Forecasting: move from reactive reporting to proactive planning

Forecasting is where native analytics becomes strategic. Rather than waiting for month-end reports, teams can estimate pipeline, revenue, or lead volume based on current trends and historical patterns. In a native model, forecasts can be generated on top of the same clean data used for reporting, which prevents the common mismatch where the forecast model and the dashboard disagree because they were built on different extracts. That is especially important for budget pacing and campaign planning.

Forecasting also benefits from being available in SQL. Analysts can build rolling forecasts directly in queries, while non-technical users can call prebuilt API endpoints from dashboards or reporting layers. This creates a shared definition of expected performance that can be used for targets, alerts, and scenario planning. For a team trying to defend spend, that shared definition is worth far more than another disconnected forecasting notebook.

Attribution: standardize credit assignment inside the foundation

Attribution is often treated as a BI problem, but it is really a data foundation problem. If the source of truth for touchpoints, consent state, and conversion events is already in the CDP, then attribution should be a built-in function rather than a manual export task.

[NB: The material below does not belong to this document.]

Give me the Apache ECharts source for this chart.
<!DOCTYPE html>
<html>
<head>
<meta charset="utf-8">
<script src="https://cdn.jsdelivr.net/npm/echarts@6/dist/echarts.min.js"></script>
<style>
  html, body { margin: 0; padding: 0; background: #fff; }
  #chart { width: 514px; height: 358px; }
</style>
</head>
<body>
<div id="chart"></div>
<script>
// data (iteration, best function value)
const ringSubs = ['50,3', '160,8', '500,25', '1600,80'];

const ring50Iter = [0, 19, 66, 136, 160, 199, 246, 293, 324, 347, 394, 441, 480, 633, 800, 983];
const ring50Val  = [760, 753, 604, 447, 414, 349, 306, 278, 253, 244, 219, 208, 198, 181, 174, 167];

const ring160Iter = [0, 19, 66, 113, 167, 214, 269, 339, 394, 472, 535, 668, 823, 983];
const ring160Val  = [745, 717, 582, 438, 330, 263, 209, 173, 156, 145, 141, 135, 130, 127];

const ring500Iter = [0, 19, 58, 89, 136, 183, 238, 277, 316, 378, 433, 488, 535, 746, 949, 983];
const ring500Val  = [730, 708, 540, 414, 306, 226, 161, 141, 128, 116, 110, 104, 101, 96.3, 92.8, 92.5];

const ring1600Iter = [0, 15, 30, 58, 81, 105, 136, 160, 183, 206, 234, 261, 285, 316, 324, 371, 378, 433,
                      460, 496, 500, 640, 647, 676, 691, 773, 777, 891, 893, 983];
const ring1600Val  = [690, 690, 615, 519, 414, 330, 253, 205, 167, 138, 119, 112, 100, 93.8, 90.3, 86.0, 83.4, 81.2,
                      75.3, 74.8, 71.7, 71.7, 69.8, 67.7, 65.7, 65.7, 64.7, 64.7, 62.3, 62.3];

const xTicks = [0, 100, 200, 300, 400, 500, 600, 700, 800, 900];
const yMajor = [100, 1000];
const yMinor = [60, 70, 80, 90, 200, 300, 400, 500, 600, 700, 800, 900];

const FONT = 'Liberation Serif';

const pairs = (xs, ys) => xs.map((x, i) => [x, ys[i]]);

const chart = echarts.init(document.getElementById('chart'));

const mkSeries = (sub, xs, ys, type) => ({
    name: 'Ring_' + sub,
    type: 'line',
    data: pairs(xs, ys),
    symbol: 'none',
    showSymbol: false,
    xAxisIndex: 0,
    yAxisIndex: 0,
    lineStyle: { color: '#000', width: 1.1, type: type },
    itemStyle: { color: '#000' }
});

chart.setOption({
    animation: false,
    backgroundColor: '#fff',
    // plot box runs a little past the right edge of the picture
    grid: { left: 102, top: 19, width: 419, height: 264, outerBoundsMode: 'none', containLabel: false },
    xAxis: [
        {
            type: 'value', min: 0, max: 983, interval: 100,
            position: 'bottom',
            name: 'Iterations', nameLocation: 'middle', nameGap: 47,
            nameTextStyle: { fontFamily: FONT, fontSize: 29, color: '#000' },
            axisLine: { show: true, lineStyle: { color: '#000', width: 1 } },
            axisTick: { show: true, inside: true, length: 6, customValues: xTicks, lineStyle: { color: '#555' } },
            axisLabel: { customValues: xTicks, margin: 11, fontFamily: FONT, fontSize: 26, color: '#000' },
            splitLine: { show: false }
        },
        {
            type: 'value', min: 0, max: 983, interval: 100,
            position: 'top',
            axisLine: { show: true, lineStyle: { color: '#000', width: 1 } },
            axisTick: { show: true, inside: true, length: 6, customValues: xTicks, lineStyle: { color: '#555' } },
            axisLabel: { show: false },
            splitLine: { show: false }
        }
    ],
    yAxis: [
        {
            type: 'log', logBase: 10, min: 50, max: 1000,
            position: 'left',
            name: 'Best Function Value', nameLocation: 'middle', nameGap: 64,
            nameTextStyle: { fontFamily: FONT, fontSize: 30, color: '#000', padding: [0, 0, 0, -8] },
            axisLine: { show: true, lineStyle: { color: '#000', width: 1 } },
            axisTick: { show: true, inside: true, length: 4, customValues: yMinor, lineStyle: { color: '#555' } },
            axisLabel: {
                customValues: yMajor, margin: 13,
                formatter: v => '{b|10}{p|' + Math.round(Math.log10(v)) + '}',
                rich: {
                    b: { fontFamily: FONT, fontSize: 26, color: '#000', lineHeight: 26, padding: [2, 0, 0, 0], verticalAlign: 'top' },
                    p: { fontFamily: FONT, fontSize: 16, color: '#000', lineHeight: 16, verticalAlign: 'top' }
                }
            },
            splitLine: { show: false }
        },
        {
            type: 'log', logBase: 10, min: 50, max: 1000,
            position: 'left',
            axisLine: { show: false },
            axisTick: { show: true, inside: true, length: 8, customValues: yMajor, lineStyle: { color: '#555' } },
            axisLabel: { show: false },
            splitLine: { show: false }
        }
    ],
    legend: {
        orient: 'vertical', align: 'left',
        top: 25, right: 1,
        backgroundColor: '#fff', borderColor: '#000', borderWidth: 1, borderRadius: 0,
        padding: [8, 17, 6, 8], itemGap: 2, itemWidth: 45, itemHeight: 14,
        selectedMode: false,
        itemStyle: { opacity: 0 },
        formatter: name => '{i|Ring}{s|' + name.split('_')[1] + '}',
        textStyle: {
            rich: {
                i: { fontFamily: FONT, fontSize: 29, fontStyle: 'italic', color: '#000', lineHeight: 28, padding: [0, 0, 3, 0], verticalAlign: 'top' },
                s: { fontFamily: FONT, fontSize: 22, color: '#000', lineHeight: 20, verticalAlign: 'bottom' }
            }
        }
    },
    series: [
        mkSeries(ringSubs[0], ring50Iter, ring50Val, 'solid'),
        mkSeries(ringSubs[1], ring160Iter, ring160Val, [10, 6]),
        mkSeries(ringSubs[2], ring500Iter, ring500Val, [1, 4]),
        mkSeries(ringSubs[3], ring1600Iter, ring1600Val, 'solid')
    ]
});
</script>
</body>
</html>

Native attribution functions can support first-touch, last-touch, linear, time-decay, position-based, or custom rules depending on your business model. The critical improvement is consistency: the same attribution rule should power reporting, experimentation, and optimization workflows.

This is where server-side collection matters. When you reduce dependence on client-side tags and ad hoc spreadsheet logic, you improve data integrity and compliance at the same time. If you are still grappling with event mapping, consent handling, or redirect logic, a lightweight platform approach—similar to the simplified workflow patterns discussed in merchant API best practices—can help keep the logic centralized and auditable.

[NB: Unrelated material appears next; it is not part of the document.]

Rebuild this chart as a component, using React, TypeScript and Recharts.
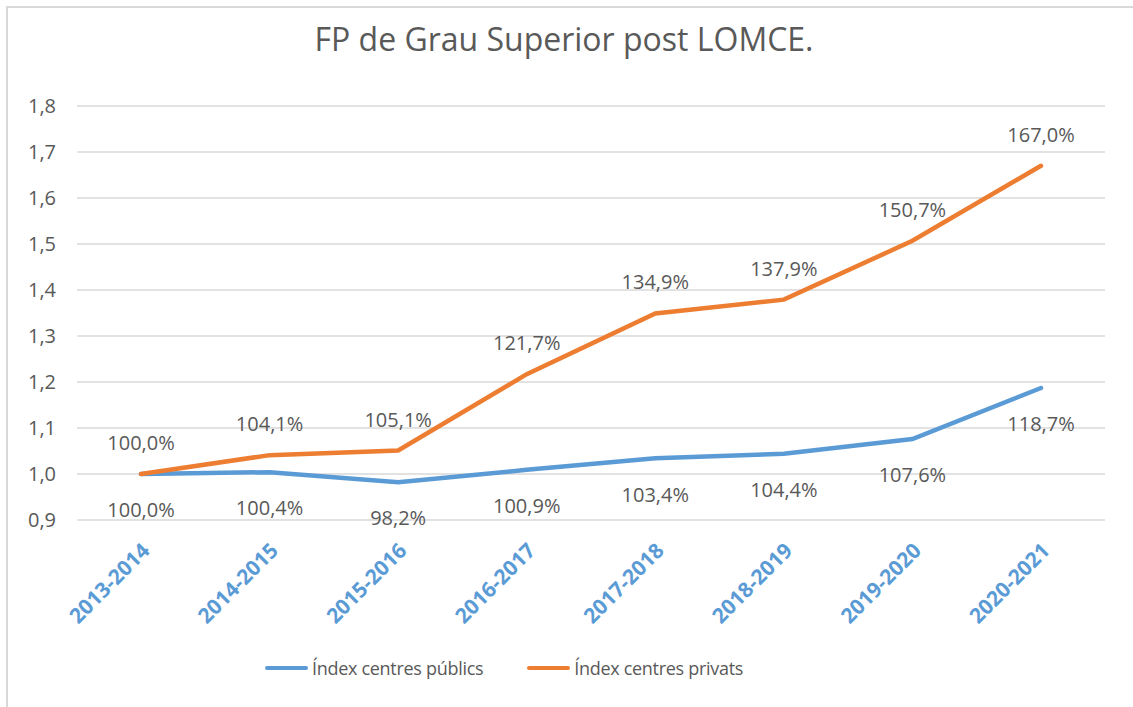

Support functions: imputation, classification, and correlation

Native analytics should not stop at the obvious functions. Imputation helps fill gaps when tracking interruptions occur, classification helps group campaigns or landing pages by performance patterns, and correlation helps expose relationships between spend, traffic quality, and conversion outcomes. These are the kinds of tasks industrial platforms learned to support because operations cannot wait for perfect data. Marketing teams should adopt the same pragmatic standard.

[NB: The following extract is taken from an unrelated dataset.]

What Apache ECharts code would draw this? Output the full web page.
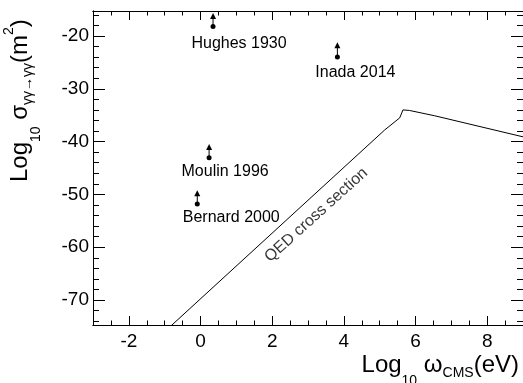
<!DOCTYPE html>
<html>
<head>
<meta charset="utf-8">
<script src="https://cdn.jsdelivr.net/npm/echarts@6/dist/echarts.min.js"></script>
<style>
html, body { margin: 0; padding: 0; background: #fff; }
#container { width: 523px; height: 383px; }
</style>
</head>
<body>
<div id="container"></div>
<script>
// lower limits from the experiments (point + arrow pointing up)
const experiments = ['Hughes 1930', 'Inada 2014', 'Moulin 1996', 'Bernard 2000']
const expX = [0.35, 3.82, 0.24, -0.09]
const expY = [-18.2, -24.0, -43.05, -51.8]
const expArrowY = [-16.2, -21.75, -41.0, -49.8]

// QED cross section curve
const qedX = [-0.84, 5.14, 5.56, 5.65, 5.83, 6.53, 9.0]
const qedY = [-75, -37.8, -35.5, -34.0, -34.1, -35.1, -39.1]
const qedLabel = 'QED cross section'
const qedLabelAt = [3.23, -53.9]

// axis ranges and ticks
const xRange = [-3, 9]
const yRange = [-74.73, -15.27]
const xMajorTicks = [-2, 0, 2, 4, 6, 8]
const yMajorTicks = [-70, -60, -50, -40, -30, -20]

const xMinorTicks = []
for (let v = -2.5; v < 9; v += 0.5) {
    if (v % 2 !== 0) xMinorTicks.push(v)
}
const yMinorTicks = []
for (let v = -74; v < -15; v += 2) {
    if (v % 10 !== 0) yMinorTicks.push(v)
}

const labelOffsets = [[26, 17], [18, 15], [16, 14], [34, 14]]

const font = 'Liberation Sans'

const dom = document.getElementById('container')
const myChart = echarts.init(dom, null, { renderer: 'canvas' })

const makeX = (position, ticks, len, labels) => ({
    type: 'value',
    position: position,
    min: xRange[0],
    max: xRange[1],
    axisLine: { show: true, onZero: false, lineStyle: { color: '#000', width: 1 } },
    axisTick: { show: true, inside: true, length: len, customValues: ticks, lineStyle: { color: '#000' } },
    axisLabel: labels ? {
        show: true, customValues: ticks, color: '#000', fontSize: 19, fontFamily: font, margin: 7
    } : { show: false },
    splitLine: { show: false }
})

const makeY = (position, ticks, len, labels) => ({
    type: 'value',
    position: position,
    min: yRange[0],
    max: yRange[1],
    axisLine: { show: true, onZero: false, lineStyle: { color: '#000', width: 1 } },
    axisTick: { show: true, inside: true, length: len, customValues: ticks, lineStyle: { color: '#000' } },
    axisLabel: labels ? {
        show: true, customValues: ticks, color: '#000', fontSize: 19, fontFamily: font, margin: 4
    } : { show: false },
    splitLine: { show: false }
})

const titleRich = {
    m: { fontSize: 24, fontFamily: font, lineHeight: 24, padding: [6, 0, 0, 0], verticalAlign: 'top', fill: '#000' },
    a: { fontSize: 14, fontFamily: font, lineHeight: 14, padding: [27, 0, 0, 0], verticalAlign: 'top', fill: '#000' },
    b: { fontSize: 14, fontFamily: font, lineHeight: 14, padding: [19, 0, 0, 0], verticalAlign: 'top', fill: '#000' },
    p: { fontSize: 14, fontFamily: font, lineHeight: 14, padding: [0, 0, 0, 0], verticalAlign: 'top', fill: '#000' }
}

const expSeries = experiments.map((name, i) => ({
    type: 'line',
    name: name,
    data: [
        {
            value: [expX[i], expY[i]],
            symbol: 'circle',
            symbolSize: 5,
            label: {
                show: true,
                formatter: name,
                position: 'inside',
                offset: labelOffsets[i],
                color: '#000',
                textBorderWidth: 0,
                fontSize: 16,
                fontFamily: font
            }
        },
        { value: [expX[i], expArrowY[i]], symbol: 'triangle', symbolSize: 6 }
    ],
    showSymbol: true,
    lineStyle: { color: '#000', width: 1 },
    itemStyle: { color: '#000' },
    clip: false
}))

const option = {
    animation: false,
    backgroundColor: '#fff',
    grid: { left: 93, right: 0, top: 11, bottom: 58, containLabel: false },
    xAxis: [
        makeX('bottom', xMajorTicks, 9, true),
        makeX('bottom', xMinorTicks, 4.5, false),
        makeX('top', xMajorTicks, 9, false),
        makeX('top', xMinorTicks, 4.5, false)
    ],
    yAxis: [
        makeY('left', yMajorTicks, 12, true),
        makeY('left', yMinorTicks, 6, false),
        makeY('right', yMajorTicks, 12, false),
        makeY('right', yMinorTicks, 6, false)
    ],
    graphic: [
        {
            type: 'text',
            x: 519,
            y: 347.6,
            style: {
                text: '{m|Log}{a|10}{m| ω}{b|CMS}{m|(eV)}',
                rich: titleRich,
                align: 'right',
                verticalAlign: 'top'
            }
        },
        {
            type: 'text',
            x: 2.6,
            y: 182,
            rotation: Math.PI / 2,
            style: {
                text: '{m|Log}{a|10}{m| σ}{b|γγ→γγ}{m|(m}{p|2}{m|)}',
                rich: titleRich,
                align: 'left',
                verticalAlign: 'top'
            }
        }
    ],
    series: [
        {
            type: 'line',
            name: 'QED',
            data: qedX.map((x, i) => [x, qedY[i]]),
            showSymbol: false,
            lineStyle: { color: '#000', width: 1 },
            clip: true
        },
        {
            type: 'scatter',
            name: 'qedLabel',
            data: [qedLabelAt],
            symbolSize: 0,
            itemStyle: { color: '#000' },
            label: {
                show: true,
                formatter: qedLabel,
                position: 'inside',
                rotate: 42,
                color: '#000',
                textBorderWidth: 0,
                fontSize: 16,
                fontFamily: font
            }
        },
        ...expSeries
    ]
}

myChart.setOption(option)
</script>
</body>
</html>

When these functions are native, they become building blocks rather than one-off scripts. A team can use the same missing-data logic across all dashboards, or the same clustering function to identify high-value channels across several quarters. That reuse is what makes a data foundation durable. It also reduces the burden on analysts, who otherwise spend a disproportionate amount of time repairing data before they can analyze it.

4) SQL Functions and APIs: How to Make Native Analytics Usable

SQL is the shared language of trust

SQL remains one of the most practical ways to expose native analytics because it is readable, testable, and portable across teams. If anomaly detection is available as a SQL function, analysts can inspect the logic, marketers can see the output, and engineers can operationalize it in scheduled jobs or alerting workflows. That transparency is essential for trust. It also makes governance easier because version changes can be reviewed like code rather than buried in a vendor interface.

For example, a query might calculate rolling seven-day conversions, compare them to a 28-day seasonally adjusted baseline, and return an anomaly score plus a confidence band. Another query might estimate next-quarter leads by region using a built-in forecasting function. The point is not to replace specialists; the point is to standardize access. This is similar to how operational teams benefit when metrics are framed in an actionable format, as described in website metrics for ops teams.

APIs turn analytics into workflows

SQL is excellent for internal analysis, but APIs are what make analytics operational. A forecasting endpoint can feed a budget pacing tool. An attribution endpoint can power campaign dashboards. An anomaly endpoint can create alerts or trigger automated checks. This is the difference between analytics as a report and analytics as a service. Once the functionality is callable, it can be embedded into apps, automations, and decision systems without reengineering the analytics logic every time.

This approach also makes it easier to integrate with existing tooling. Teams can keep their current CRM, ad stack, or BI layer while moving the core calculation into the data foundation. That reduces migration risk and avoids the kind of brittle, hard-to-audit workflows that show up when teams overdepend on scripts or spreadsheets. In the same way that product teams use structured automation to reduce manual overhead in support triage integrations, marketers can use native analytics APIs to automate decision loops.

Versioning and testing matter as much as the function itself

Any native function is only as trustworthy as its testing and version control. If your attribution logic changes without clear versioning, historical reports become incomparable. If your anomaly thresholds are updated silently, alerts lose credibility. The best practice is to treat analytics functions like production software: semantic versioning, test datasets, and documented assumptions. This is especially important when your teams are aligning marketing and finance around the same performance narratives.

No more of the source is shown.